» **What the task requires**
Print the records below word for word, but leave out the pictures.

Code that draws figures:
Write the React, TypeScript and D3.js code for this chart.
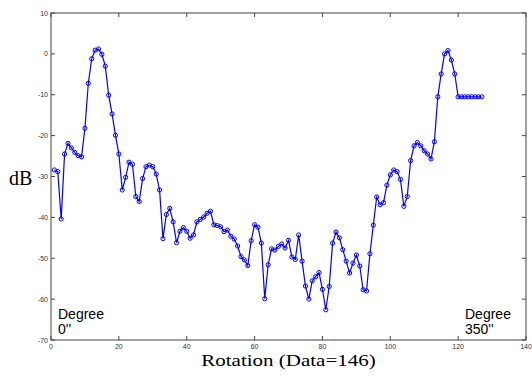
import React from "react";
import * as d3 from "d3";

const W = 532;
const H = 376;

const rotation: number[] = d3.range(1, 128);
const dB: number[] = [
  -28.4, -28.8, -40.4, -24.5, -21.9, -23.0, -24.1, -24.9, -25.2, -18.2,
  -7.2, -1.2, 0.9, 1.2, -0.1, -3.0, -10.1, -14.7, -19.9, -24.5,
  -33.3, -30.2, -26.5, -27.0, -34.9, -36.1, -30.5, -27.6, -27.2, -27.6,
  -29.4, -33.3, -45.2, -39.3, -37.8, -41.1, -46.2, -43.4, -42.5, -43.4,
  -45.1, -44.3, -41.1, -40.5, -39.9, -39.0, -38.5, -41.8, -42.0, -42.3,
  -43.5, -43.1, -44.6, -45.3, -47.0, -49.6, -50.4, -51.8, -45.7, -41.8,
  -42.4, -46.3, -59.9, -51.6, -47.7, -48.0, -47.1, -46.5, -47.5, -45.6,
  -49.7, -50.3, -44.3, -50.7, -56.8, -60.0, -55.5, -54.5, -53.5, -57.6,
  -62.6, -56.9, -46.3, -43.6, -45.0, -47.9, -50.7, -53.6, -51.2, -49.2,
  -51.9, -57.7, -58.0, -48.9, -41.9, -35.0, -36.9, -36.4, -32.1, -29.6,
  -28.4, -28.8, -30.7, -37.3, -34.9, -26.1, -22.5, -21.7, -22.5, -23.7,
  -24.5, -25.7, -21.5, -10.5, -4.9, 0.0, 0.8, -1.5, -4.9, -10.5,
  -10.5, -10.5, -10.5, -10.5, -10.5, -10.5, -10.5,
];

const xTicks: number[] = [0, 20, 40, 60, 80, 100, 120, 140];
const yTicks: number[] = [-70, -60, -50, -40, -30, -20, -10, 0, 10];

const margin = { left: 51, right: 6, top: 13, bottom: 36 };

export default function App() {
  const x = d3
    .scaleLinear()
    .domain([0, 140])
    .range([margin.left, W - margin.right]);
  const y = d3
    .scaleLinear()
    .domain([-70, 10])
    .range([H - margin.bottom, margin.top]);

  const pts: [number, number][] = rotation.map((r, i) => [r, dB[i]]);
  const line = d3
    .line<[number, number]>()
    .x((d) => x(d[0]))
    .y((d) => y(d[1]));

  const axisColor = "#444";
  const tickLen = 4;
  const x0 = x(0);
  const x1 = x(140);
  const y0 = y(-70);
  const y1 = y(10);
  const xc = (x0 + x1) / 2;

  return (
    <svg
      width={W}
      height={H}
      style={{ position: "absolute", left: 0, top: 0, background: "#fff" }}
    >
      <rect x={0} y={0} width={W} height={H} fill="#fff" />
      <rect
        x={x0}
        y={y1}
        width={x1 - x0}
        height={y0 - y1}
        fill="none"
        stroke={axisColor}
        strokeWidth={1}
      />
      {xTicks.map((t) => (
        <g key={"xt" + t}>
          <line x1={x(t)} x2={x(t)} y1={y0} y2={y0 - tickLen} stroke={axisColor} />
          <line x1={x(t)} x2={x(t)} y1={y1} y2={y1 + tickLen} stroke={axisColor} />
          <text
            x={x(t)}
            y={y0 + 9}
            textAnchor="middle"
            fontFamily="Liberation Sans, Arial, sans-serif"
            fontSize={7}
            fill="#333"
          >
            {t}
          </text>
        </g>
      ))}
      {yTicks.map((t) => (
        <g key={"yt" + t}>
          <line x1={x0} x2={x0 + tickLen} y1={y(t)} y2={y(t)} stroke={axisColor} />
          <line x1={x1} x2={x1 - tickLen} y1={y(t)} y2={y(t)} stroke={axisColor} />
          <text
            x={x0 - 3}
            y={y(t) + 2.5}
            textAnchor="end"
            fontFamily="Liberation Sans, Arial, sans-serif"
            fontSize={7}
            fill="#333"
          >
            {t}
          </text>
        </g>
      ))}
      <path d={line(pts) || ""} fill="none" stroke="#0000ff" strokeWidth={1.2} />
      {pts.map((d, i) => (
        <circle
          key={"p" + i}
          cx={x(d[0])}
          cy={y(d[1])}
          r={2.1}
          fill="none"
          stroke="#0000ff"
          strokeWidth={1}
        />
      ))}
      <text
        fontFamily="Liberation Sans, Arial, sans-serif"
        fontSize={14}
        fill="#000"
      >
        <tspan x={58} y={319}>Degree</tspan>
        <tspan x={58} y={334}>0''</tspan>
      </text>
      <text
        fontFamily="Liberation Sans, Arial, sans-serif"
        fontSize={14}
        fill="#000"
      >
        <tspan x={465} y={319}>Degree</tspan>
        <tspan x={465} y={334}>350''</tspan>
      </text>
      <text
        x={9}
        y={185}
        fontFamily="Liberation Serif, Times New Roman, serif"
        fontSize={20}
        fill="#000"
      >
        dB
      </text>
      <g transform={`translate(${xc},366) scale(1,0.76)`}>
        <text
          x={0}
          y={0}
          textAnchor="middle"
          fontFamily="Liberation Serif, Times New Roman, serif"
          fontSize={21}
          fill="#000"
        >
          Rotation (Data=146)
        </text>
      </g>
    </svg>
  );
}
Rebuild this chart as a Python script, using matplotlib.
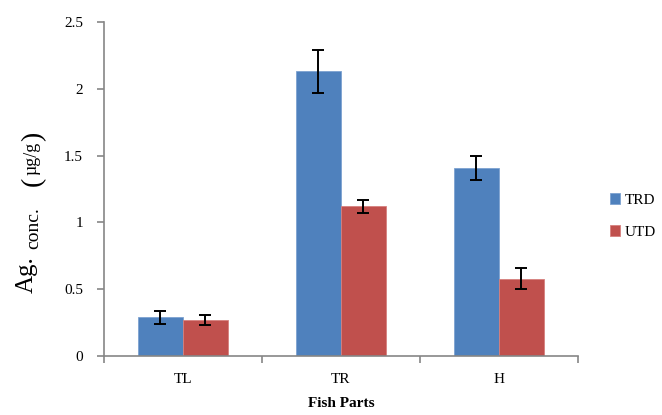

» **Reply**
Write the React, TypeScript and D3.js code for this chart.
import React from "react";
import * as d3 from "d3";

const W = 532;
const H = 376;

const rotation: number[] = d3.range(1, 128);
const dB: number[] = [
  -28.4, -28.8, -40.4, -24.5, -21.9, -23.0, -24.1, -24.9, -25.2, -18.2,
  -7.2, -1.2, 0.9, 1.2, -0.1, -3.0, -10.1, -14.7, -19.9, -24.5,
  -33.3, -30.2, -26.5, -27.0, -34.9, -36.1, -30.5, -27.6, -27.2, -27.6,
  -29.4, -33.3, -45.2, -39.3, -37.8, -41.1, -46.2, -43.4, -42.5, -43.4,
  -45.1, -44.3, -41.1, -40.5, -39.9, -39.0, -38.5, -41.8, -42.0, -42.3,
  -43.5, -43.1, -44.6, -45.3, -47.0, -49.6, -50.4, -51.8, -45.7, -41.8,
  -42.4, -46.3, -59.9, -51.6, -47.7, -48.0, -47.1, -46.5, -47.5, -45.6,
  -49.7, -50.3, -44.3, -50.7, -56.8, -60.0, -55.5, -54.5, -53.5, -57.6,
  -62.6, -56.9, -46.3, -43.6, -45.0, -47.9, -50.7, -53.6, -51.2, -49.2,
  -51.9, -57.7, -58.0, -48.9, -41.9, -35.0, -36.9, -36.4, -32.1, -29.6,
  -28.4, -28.8, -30.7, -37.3, -34.9, -26.1, -22.5, -21.7, -22.5, -23.7,
  -24.5, -25.7, -21.5, -10.5, -4.9, 0.0, 0.8, -1.5, -4.9, -10.5,
  -10.5, -10.5, -10.5, -10.5, -10.5, -10.5, -10.5,
];

const xTicks: number[] = [0, 20, 40, 60, 80, 100, 120, 140];
const yTicks: number[] = [-70, -60, -50, -40, -30, -20, -10, 0, 10];

const margin = { left: 51, right: 6, top: 13, bottom: 36 };

export default function App() {
  const x = d3
    .scaleLinear()
    .domain([0, 140])
    .range([margin.left, W - margin.right]);
  const y = d3
    .scaleLinear()
    .domain([-70, 10])
    .range([H - margin.bottom, margin.top]);

  const pts: [number, number][] = rotation.map((r, i) => [r, dB[i]]);
  const line = d3
    .line<[number, number]>()
    .x((d) => x(d[0]))
    .y((d) => y(d[1]));

  const axisColor = "#444";
  const tickLen = 4;
  const x0 = x(0);
  const x1 = x(140);
  const y0 = y(-70);
  const y1 = y(10);
  const xc = (x0 + x1) / 2;

  return (
    <svg
      width={W}
      height={H}
      style={{ position: "absolute", left: 0, top: 0, background: "#fff" }}
    >
      <rect x={0} y={0} width={W} height={H} fill="#fff" />
      <rect
        x={x0}
        y={y1}
        width={x1 - x0}
        height={y0 - y1}
        fill="none"
        stroke={axisColor}
        strokeWidth={1}
      />
      {xTicks.map((t) => (
        <g key={"xt" + t}>
          <line x1={x(t)} x2={x(t)} y1={y0} y2={y0 - tickLen} stroke={axisColor} />
          <line x1={x(t)} x2={x(t)} y1={y1} y2={y1 + tickLen} stroke={axisColor} />
          <text
            x={x(t)}
            y={y0 + 9}
            textAnchor="middle"
            fontFamily="Liberation Sans, Arial, sans-serif"
            fontSize={7}
            fill="#333"
          >
            {t}
          </text>
        </g>
      ))}
      {yTicks.map((t) => (
        <g key={"yt" + t}>
          <line x1={x0} x2={x0 + tickLen} y1={y(t)} y2={y(t)} stroke={axisColor} />
          <line x1={x1} x2={x1 - tickLen} y1={y(t)} y2={y(t)} stroke={axisColor} />
          <text
            x={x0 - 3}
            y={y(t) + 2.5}
            textAnchor="end"
            fontFamily="Liberation Sans, Arial, sans-serif"
            fontSize={7}
            fill="#333"
          >
            {t}
          </text>
        </g>
      ))}
      <path d={line(pts) || ""} fill="none" stroke="#0000ff" strokeWidth={1.2} />
      {pts.map((d, i) => (
        <circle
          key={"p" + i}
          cx={x(d[0])}
          cy={y(d[1])}
          r={2.1}
          fill="none"
          stroke="#0000ff"
          strokeWidth={1}
        />
      ))}
      <text
        fontFamily="Liberation Sans, Arial, sans-serif"
        fontSize={14}
        fill="#000"
      >
        <tspan x={58} y={319}>Degree</tspan>
        <tspan x={58} y={334}>0''</tspan>
      </text>
      <text
        fontFamily="Liberation Sans, Arial, sans-serif"
        fontSize={14}
        fill="#000"
      >
        <tspan x={465} y={319}>Degree</tspan>
        <tspan x={465} y={334}>350''</tspan>
      </text>
      <text
        x={9}
        y={185}
        fontFamily="Liberation Serif, Times New Roman, serif"
        fontSize={20}
        fill="#000"
      >
        dB
      </text>
      <g transform={`translate(${xc},366) scale(1,0.76)`}>
        <text
          x={0}
          y={0}
          textAnchor="middle"
          fontFamily="Liberation Serif, Times New Roman, serif"
          fontSize={21}
          fill="#000"
        >
          Rotation (Data=146)
        </text>
      </g>
    </svg>
  );
}
Rebuild this chart as a Python script, using matplotlib.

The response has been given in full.